Large or Small, Gun Gordillo’s Neon Sculptures Buzz with Delight
Image courtesy of Last Resort.
Gun Gordillo has been working with colorful strands of light for more than 25 years, during which time her bewitching neon sculptures have appeared in international galleries and a fantastic array of public installations. To both practices, the Swedish-born artist brings a sense of whimsy and, as has been said, an optimistic worldview, making her work uniquely suited to public display.
Among her large-scale public installations and architectural collaborations is that of Hötorget station, a node in Stockholm’s subway network, sections of which preserve the natural texture of underground rock formations. At Hötorget, skinny neon squiggles adorn the polished ceiling, their light bouncing and scattering across the station tiles. The success of her work often relies on this sensitivity to scale and the reflective properties of architectural space.
In Copenhagen, where Gordillo is now based, she designed a tremendous jumble of blue neon. Hanging in a building’s atrium, it was visible from the street. In the same city, she twisted her lights to rise and fall from the depths of a river, creating long reflective trails of color.
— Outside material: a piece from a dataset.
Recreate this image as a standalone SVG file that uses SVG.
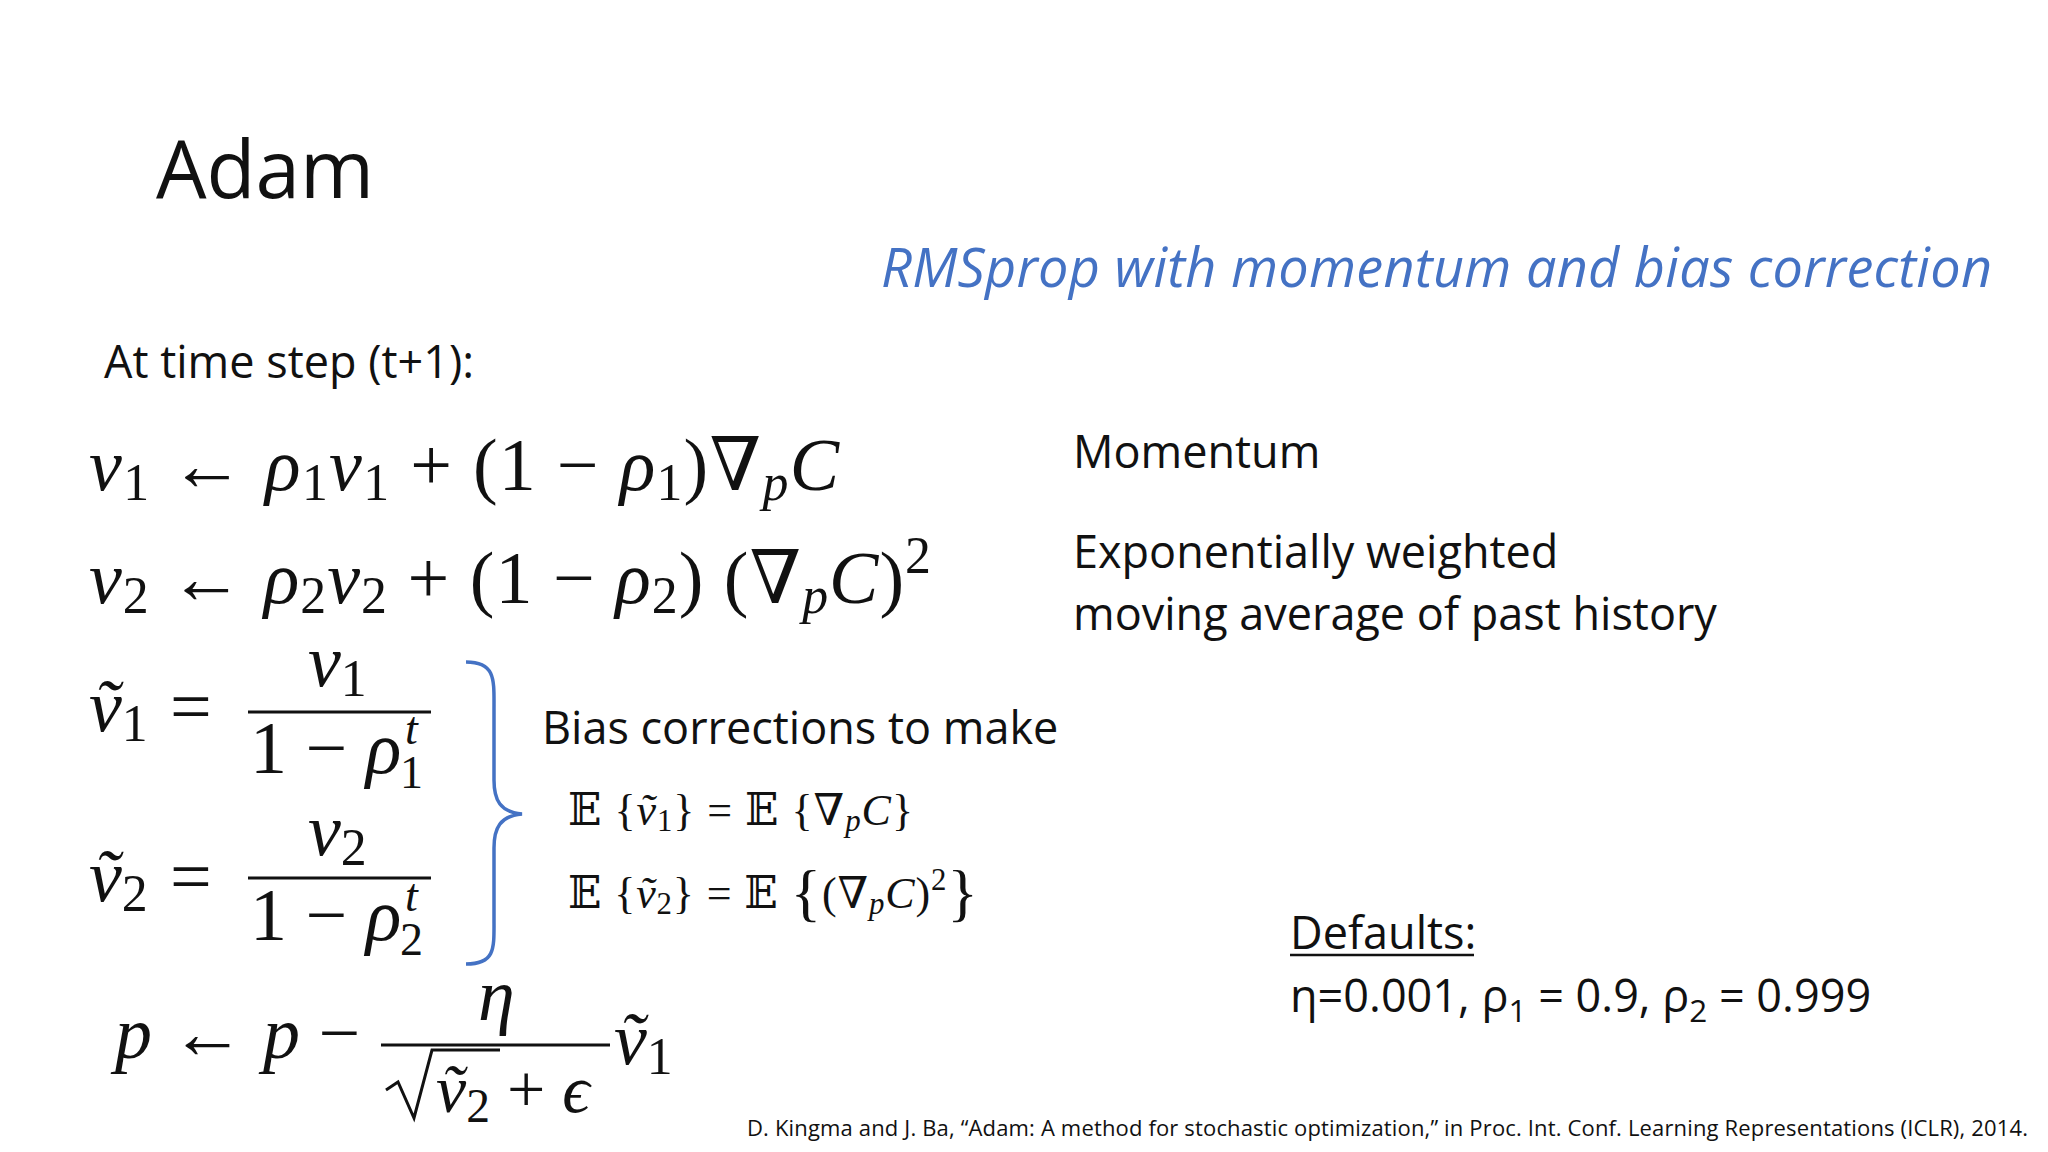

To see Gordillo’s work in a gallery context is to break down such massive endeavors and isolate their individual parts. “In Light,” a recent show at Last Resort in Copenhagen, offered a range of Gordillo’s more intimate works, which nevertheless tend to be imbued with the same playfulness as her urban-scale sculptures. Yet these loops and twists, taken alone and affixed to a gallery wall, appear more anthropomorphic and loose, the thin lines of neon resembling half-finished line drawings rendered in blues and reds. These tiny gestures help put Gordillo’s practice in perspective: Rather than simply sculpting neon, she’s better considered a painter who uses light as her medium.